これらのことが重要な理由は何でしょうか?調査によれば、これらの要件の実現はより良いアウトカムにつながることが示されています。Snowflakeの最近の調査レポート「現代のデータエコノミーの勝者になる方法」によれば、誕生間もない今日のデータエコノミーにおけるリーダー企業はいずれも、イノベーションの推進とオペレーション効率の向上、さらには増益につながる影響力の大きいデータカルチャーの構築によるイノベーションに成功しているか、もしくはその構築に向けた取り組みを進めています。これらのデータエコノミーリーダー企業は同業他社に比べて明らかに優れたビジネス成果を達成しています。
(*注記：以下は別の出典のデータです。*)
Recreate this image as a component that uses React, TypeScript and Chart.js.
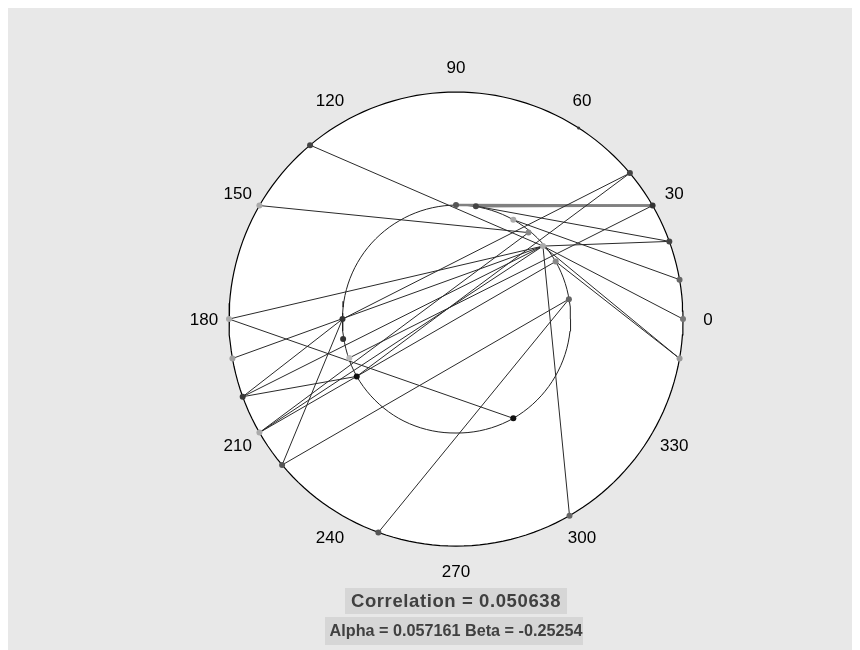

データエコノミーリーダーの77%が過去3年間で年間収益の増加を達成しており、一方同様の収益増加を達成できたのはデータエコノミーラガード(調査対象企業のうち最もパフォーマンスの低い「データエコノミー後進企業」)の36%に過ぎません。さらに、データエコノミーリーダーの60%が同じ3年間で市場シェアの拡大を達成していますが、同様のシェア拡大を達成できたのはデータエコノミーラガードの31%に留まっています。

データカルチャーの育成にはデータリテラシー強化へのコミットメントが不可欠です。Snowflakeのレポートによれば、ヘルスケア金融サービスおよびテクノロジー分野の大企業(年間収益10億ドル超)が組織内のデータリテラシー強化については最も進んでいますが、小売業者および消費財業者も遅れを挽回するべく取り組みを進めています。

データリテラシーを広く浸透させるにはデータの民主化がカギであり、それ自体が包括的な性質を備えています。よりよい意思決定はデータに基づいて行う必要がありますが、データカルチャーが各企業内に確立されればより多くの人がそのような優れた意思決定を行うようになるでしょう。